This has popped in and out my head for the past five years. I always got scared of doing it, because I have so much that I will never, ever find again. I do not have much “popular” stuff, and some of these songs took me weeks to find. Some I’ve lost forever because a site went down or an artists disappeared.
But here is an extremely big experiment thats been playing in my head for so long:
I’ve grown up with depressive, angry, awe-striking music. Chevelle, deftones, 30 seconds to mars, etc. That genre of music (of the popular ones). Then I transitioned into all electronic. About 75% of my library has no vocals.
But listening to my music sets me in a very specific mind set. It will always put me there, and I sometimes want to go there, sometimes I want to get out. Over all, I don’t think its a healthy, ultra productive place to be, and the music is here solely to bring me there.

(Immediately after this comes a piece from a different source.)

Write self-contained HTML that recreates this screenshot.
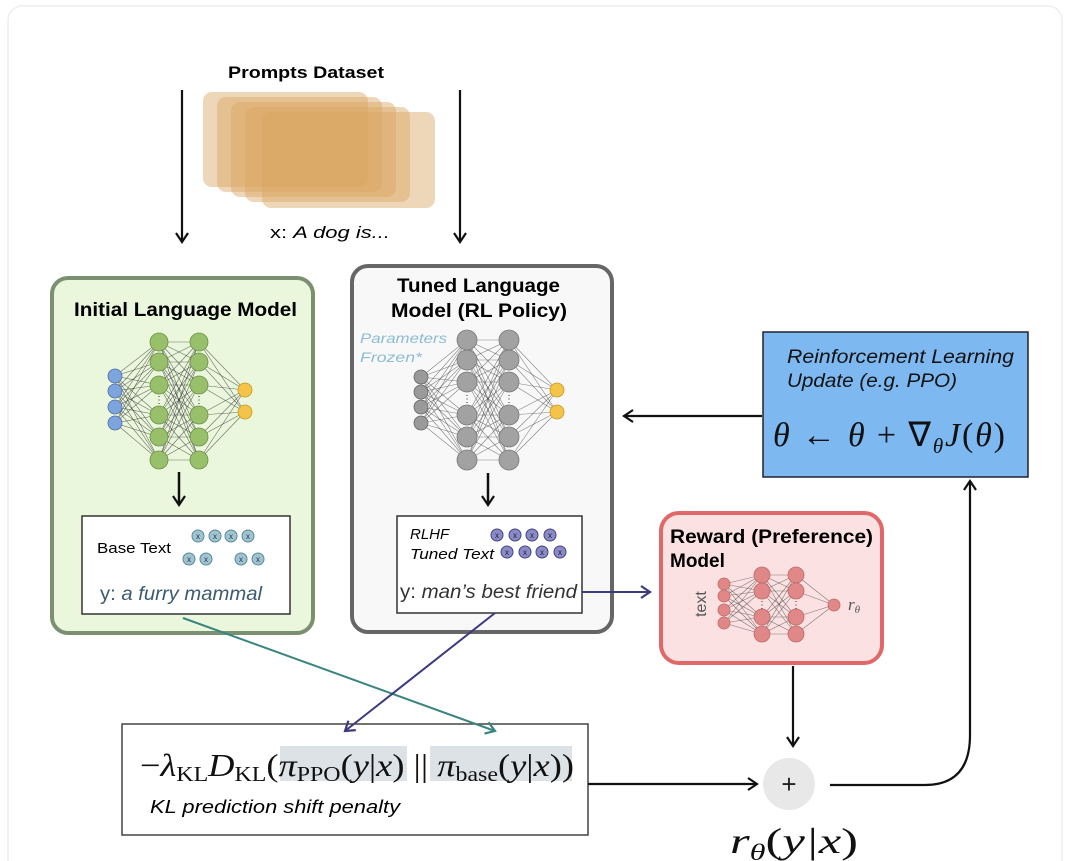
<!DOCTYPE html>
<html><head><meta charset="utf-8"><style>
html,body{margin:0;padding:0;background:#fff;}
svg{display:block;font-family:"Liberation Sans",sans-serif;}
.m{font-family:"Liberation Serif",serif;}
</style></head><body>
<svg id="s" width="1080" height="861" viewBox="0 0 1080 861" xmlns="http://www.w3.org/2000/svg">
<defs>
<marker id="ak" markerWidth="14" markerHeight="14" refX="10" refY="7" orient="auto" markerUnits="userSpaceOnUse"><path d="M1,1 L10,7 L1,13" fill="none" stroke="#111" stroke-width="2.2"/></marker>
<marker id="an" markerWidth="14" markerHeight="14" refX="10" refY="7" orient="auto" markerUnits="userSpaceOnUse"><path d="M1,1 L10,7 L1,13" fill="none" stroke="#3b3b80" stroke-width="2.2"/></marker>
<marker id="at" markerWidth="14" markerHeight="14" refX="10" refY="7" orient="auto" markerUnits="userSpaceOnUse"><path d="M1,1 L10,7 L1,13" fill="none" stroke="#3a8580" stroke-width="2.2"/></marker>
</defs>
<rect x="8" y="6" width="1054" height="870" rx="14" fill="#fff" stroke="#eee" stroke-width="1.5"/>

<text x="228" y="78" font-size="17" font-weight="bold" textLength="156" lengthAdjust="spacingAndGlyphs">Prompts Dataset</text>
<g fill="#d9a662" fill-opacity="0.45">
<rect x="203" y="92" width="165" height="95" rx="9"/>
<rect x="217" y="97" width="165" height="95" rx="9"/>
<rect x="231" y="102" width="165" height="95" rx="9"/>
<rect x="245" y="107" width="165" height="95" rx="9"/>
<rect x="262" y="112" width="173" height="96" rx="9"/>
</g>
<text x="270" y="238" font-size="17" textLength="120" lengthAdjust="spacingAndGlyphs">x: <tspan font-style="italic">A dog is...</tspan></text>
<line x1="182" y1="90" x2="182" y2="242" stroke="#111" stroke-width="2.2" marker-end="url(#ak)"/>
<line x1="460" y1="90" x2="460" y2="242" stroke="#111" stroke-width="2.2" marker-end="url(#ak)"/>

<rect x="52" y="278" width="261" height="355" rx="16" fill="#eaf7dc" stroke="#7a9070" stroke-width="4"/>
<text x="74" y="316" font-size="19" font-weight="bold" textLength="223" lengthAdjust="spacingAndGlyphs">Initial Language Model</text>
<g id="nn1"></g>
<line x1="179" y1="472" x2="179" y2="505" stroke="#111" stroke-width="2.5" marker-end="url(#ak)"/>
<rect x="82" y="516" width="208" height="98" fill="#fff" stroke="#333" stroke-width="1.5"/>
<text x="97" y="553" font-size="15" textLength="74" lengthAdjust="spacingAndGlyphs">Base Text</text>
<g fill="#9fc3cf" stroke="#5a8a9a" stroke-width="1">
<circle cx="198" cy="536" r="6"/><circle cx="215" cy="536" r="6"/><circle cx="231" cy="536" r="6"/><circle cx="248" cy="536" r="6"/>
<circle cx="189" cy="559" r="6"/><circle cx="206" cy="559" r="6"/><circle cx="241" cy="559" r="6"/><circle cx="258" cy="559" r="6"/>
</g>
<g font-size="8" text-anchor="middle" fill="#335">
<text x="198" y="539">x</text><text x="215" y="539">x</text><text x="231" y="539">x</text><text x="248" y="539">x</text>
<text x="189" y="562">x</text><text x="206" y="562">x</text><text x="241" y="562">x</text><text x="258" y="562">x</text>
</g>
<text x="100" y="600" font-size="19" fill="#3b5b6e" textLength="162" lengthAdjust="spacingAndGlyphs">y: <tspan font-style="italic">a furry mammal</tspan></text>

<rect x="352" y="266" width="260" height="366" rx="16" fill="#f8f8f8" stroke="#666" stroke-width="4"/>
<text x="397" y="292" font-size="19" font-weight="bold" textLength="163" lengthAdjust="spacingAndGlyphs">Tuned Language</text>
<text x="391" y="317" font-size="19" font-weight="bold" textLength="176" lengthAdjust="spacingAndGlyphs">Model (RL Policy)</text>
<text x="360" y="343" font-size="14" font-style="italic" fill="#8cbdd3" textLength="87" lengthAdjust="spacingAndGlyphs">Parameters</text>
<text x="360" y="362" font-size="14" font-style="italic" fill="#8cbdd3" textLength="62" lengthAdjust="spacingAndGlyphs">Frozen*</text>
<g id="nn2"></g>
<line x1="488" y1="473" x2="488" y2="505" stroke="#111" stroke-width="2.5" marker-end="url(#ak)"/>
<rect x="397" y="516" width="185" height="97" fill="#fff" stroke="#333" stroke-width="1.5"/>
<text x="410" y="539" font-size="15" font-style="italic">RLHF</text>
<text x="410" y="559" font-size="15" font-style="italic" textLength="84" lengthAdjust="spacingAndGlyphs">Tuned Text</text>
<g fill="#8a8ac8" stroke="#44447a" stroke-width="1">
<circle cx="497" cy="535" r="6"/><circle cx="515" cy="535" r="6"/><circle cx="532" cy="535" r="6"/><circle cx="550" cy="535" r="6"/>
<circle cx="507" cy="552" r="6"/><circle cx="525" cy="552" r="6"/><circle cx="542" cy="552" r="6"/><circle cx="560" cy="552" r="6"/>
</g>
<g font-size="8" text-anchor="middle" fill="#223">
<text x="497" y="538">x</text><text x="515" y="538">x</text><text x="532" y="538">x</text><text x="550" y="538">x</text>
<text x="507" y="555">x</text><text x="525" y="555">x</text><text x="542" y="555">x</text><text x="560" y="555">x</text>
</g>
<text x="400" y="598" font-size="19" fill="#333" textLength="177" lengthAdjust="spacingAndGlyphs">y: <tspan font-style="italic">man’s best friend</tspan></text>

<rect x="763" y="332" width="265" height="145" fill="#7db8f0" stroke="#223" stroke-width="1.5"/>
<text x="787" y="363" font-size="19" font-style="italic" fill="#111" textLength="227" lengthAdjust="spacingAndGlyphs">Reinforcement Learning</text>
<text x="787" y="387" font-size="19" font-style="italic" fill="#111" textLength="170" lengthAdjust="spacingAndGlyphs">Update (e.g. PPO)</text>
<text x="773" y="446" class="m" font-size="34" fill="#111" textLength="232" lengthAdjust="spacing"><tspan font-style="italic">θ</tspan> ← <tspan font-style="italic">θ</tspan> + ∇<tspan font-size="21" font-style="italic" dy="7">θ</tspan><tspan dy="-7" font-style="italic">J</tspan>(<tspan font-style="italic">θ</tspan>)</text>
<line x1="762" y1="416" x2="624" y2="416" stroke="#111" stroke-width="2.2" marker-end="url(#ak)"/>

<rect x="661" y="513" width="221" height="150" rx="18" fill="#fbe1e1" stroke="#e06868" stroke-width="4"/>
<text x="670" y="543" font-size="19" font-weight="bold" textLength="203" lengthAdjust="spacingAndGlyphs">Reward (Preference)</text>
<text x="670" y="567" font-size="19" font-weight="bold">Model</text>
<text x="706" y="604" font-size="16" fill="#555" text-anchor="middle" transform="rotate(-90 706 604)">text</text>
<g id="nn3"></g>
<text x="848" y="610" class="m" font-size="17" font-style="italic" fill="#555">r<tspan font-size="11" dy="3">θ</tspan></text>
<line x1="582" y1="592" x2="650" y2="592" stroke="#3b3b80" stroke-width="2" marker-end="url(#an)"/>

<rect x="122" y="724" width="466" height="111" fill="#fff" stroke="#444" stroke-width="1.5"/>
<rect x="280" y="746" width="127" height="35" fill="#dde2e6"/>
<rect x="430" y="746" width="142" height="35" fill="#dde2e6"/>
<text x="140" y="776" class="m" font-size="32" fill="#111" textLength="434" lengthAdjust="spacingAndGlyphs">−<tspan font-style="italic">λ</tspan><tspan font-size="21" dy="5">KL</tspan><tspan dy="-5" font-style="italic">D</tspan><tspan font-size="21" dy="5">KL</tspan><tspan dy="-5">(</tspan><tspan font-style="italic">π</tspan><tspan font-size="21" dy="5">PPO</tspan><tspan dy="-5">(</tspan><tspan font-style="italic">y</tspan>|<tspan font-style="italic">x</tspan>) || <tspan font-style="italic">π</tspan><tspan font-size="21" dy="5">base</tspan><tspan dy="-5">(</tspan><tspan font-style="italic">y</tspan>|<tspan font-style="italic">x</tspan>))</text>
<text x="150" y="813" font-size="18" font-style="italic" textLength="250" lengthAdjust="spacingAndGlyphs">KL prediction shift penalty</text>

<line x1="183" y1="618" x2="495" y2="731" stroke="#3a8580" stroke-width="2" marker-end="url(#at)"/>
<line x1="495" y1="613" x2="345" y2="731" stroke="#3b3b80" stroke-width="2" marker-end="url(#an)"/>

<line x1="588" y1="784" x2="757" y2="784" stroke="#111" stroke-width="2.2" marker-end="url(#ak)"/>
<line x1="793" y1="666" x2="793" y2="746" stroke="#111" stroke-width="2.2" marker-end="url(#ak)"/>
<circle cx="789" cy="784" r="26" fill="#e8e8e8"/>
<text x="789" y="793" font-size="26" text-anchor="middle" fill="#222">+</text>
<path d="M830,785 H925 Q970,785 970,735 V481" fill="none" stroke="#111" stroke-width="2.2" marker-end="url(#ak)"/>
<text x="730" y="853" class="m" font-size="36" font-style="italic" fill="#111" textLength="128" lengthAdjust="spacingAndGlyphs">r<tspan font-size="23" dy="7">θ</tspan><tspan dy="-7" font-style="normal">(</tspan>y|x<tspan font-style="normal">)</tspan></text>
</svg>
<script>
function nn(id,layers,op){
 var g=document.getElementById(id),h='';
 for(var l=0;l<layers.length-1;l++){var A=layers[l],B=layers[l+1];
  for(var i=0;i<A.ys.length;i++)for(var j=0;j<B.ys.length;j++)
   h+='<line x1="'+A.x+'" y1="'+A.ys[i]+'" x2="'+B.x+'" y2="'+B.ys[j]+'" stroke="#333" stroke-width="0.6" opacity="'+op+'"/>';}
 layers.forEach(function(L){L.ys.forEach(function(y){h+='<circle cx="'+L.x+'" cy="'+y+'" r="'+L.r+'" fill="'+L.f+'" stroke="'+L.s+'" stroke-width="0.8"/>';});
  if(L.dots)h+='<text x="'+L.x+'" y="'+L.dots+'" font-size="10" text-anchor="middle" fill="#333">⋮</text>';});
 g.innerHTML=h;}
var H=[342,362,385,415,437,460];
nn('nn1',[{x:115,ys:[376,391,407,423],r:7,f:'#7da4dc',s:'#4a70a8'},{x:159,ys:H,r:9,f:'#98bf6a',s:'#6a8f44',dots:403},{x:199,ys:H,r:9,f:'#98bf6a',s:'#6a8f44',dots:403},{x:245,ys:[390,412],r:7,f:'#f4c44a',s:'#c89a20'}],0.7);
var G=[340,360,382,415,437,460];
nn('nn2',[{x:421,ys:[377,392,407,423],r:7,f:'#9a9a9a',s:'#666'},{x:467,ys:G,r:10,f:'#a2a2a2',s:'#777',dots:402},{x:509,ys:G,r:10,f:'#a2a2a2',s:'#777',dots:402},{x:557,ys:[390,412],r:7,f:'#f4c44a',s:'#c89a20'}],0.6);
nn('nn3',[{x:724,ys:[584,596,610,623],r:6,f:'#e08888',s:'#c06868'},{x:762,ys:[575,591,617,634],r:8,f:'#e08888',s:'#c06868',dots:608},{x:796,ys:[575,591,617,634],r:8,f:'#e08888',s:'#c06868',dots:608},{x:834,ys:[605],r:6,f:'#e08888',s:'#c06868'}],0.6);
</script>
</body></html>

So, I thought what would happen if I changed all of my music, forever. Never going back to the old stuff. I would lose something like 50 bucks of actually paid for, the rest being generally free or pirated.
But then I would start all over. Scouring for free downloads of off-the-grid music, paying for the best of the best, but adopting a completely new, euphoric, happy, genre.
Karlheinz Stockhausen once said, ‘We should listen to ‘old’ music one day a year and the other 364 days we should listen to ‘now’ music.’ I take that challenge seriously and fail it often. I think that if you can manage it you’ll reap amazing rewards. Bonne chance!
@ijesuschrist, I lost ALL my music 2yrs ago after my divorce. Well, I had it all in my iPod and when that crapped out, I didn’t want to go back *there* and open the communication and ask for my files and just opted to just let go. I was devastated about losing my music then I slowly started building a new collection – discovered SO many new artists that I know I would not have had I still been listening to my old list. I’ve since downloaded/bought some music I’ve always liked (Beatles, Wilco, PieTasters, Specials, Moondog and whatnot…classics) but I now mostly have music that I associate with me discovering the new me. It’s pretty liberating.
@ijesuschrist, Why not just save all of your current under a folder on your desktop and then delete it from itunes or whatever you use? Then you can start anew and if you ever do feel like listening to the old stuff, you can pull it out of storage.
@tangledupinplaid21, That wasn’t what I was getting at at all. I stopped listening to Tool for the reason that the majority of their fans couldn’t stop fapping over their “genius” while blindly dismissing everything else within the genre. They are a talented band. Maynard is a smart man and Danny Carey is a phenomenal drummer, but there is certain level of delusion I have discovered with most Tool fans that once you’ve found them, all the other heavy stuff you used to listen to was unintelligent, generic shit.
Most bands that develop a strong cult following have something intelligent to say, perhaps taking the time to understand those bands before rubbishing them as well would make them more appealing. Tool and Deftones aren’t the be-all and end-all just like Korn and Marilyn Manson probably weren’t for you in highschool ;)
@tangledupinplaid21, I was moreso pondering/questioning than assuming. But my reasoning would be if he liked listening to this music than he will eventually go back to listening to it. Having said that, rereading the OP I’m not so sure he likes that type of music anymore, in which case he wouldn’t go back. Theres some things that I once worked hard (spent a long time) finding which I’ve given up and probably won’t be able to find again (music, movies, video games, trading cards), but I figure a) i had no use/value for them anymore and b) I truly didn’t want/need them anymore.
@staylucky, I’ll never understand people getting all hung up on the politics of music. “I don’t like this band because the people who listen to it are this way or that way”. Who cares?! It’s about the music, it literally has no affect on the sound of the music who listens or does not listen to it, or what those people say about the band. I don’t like bands to be trendy or part of a cult following.
And I don’t mind Korn or Marilyn Manson. I mostly stay away from that genre because it sounds angry to me, which has little to nothing to do with how intelligent the subject/lyric matter is. That’s why it took me so long to come around to Tool. If I literally feel worse after hearing your song, I refuse to seek out more of your material. Screaming angry whiney artists just piss me off for the most part.
@tangledupinplaid21, “Screaming angry whiney artists” Congratulations on the generalisation of the century.
Also, if music is intelligent in such a profound way then it should extend beyond liking it on such a simplistic level. But if I am wrong for this then I will accept that, but it doesn’t change the fact that you are ragging on bands you know practically nothing about.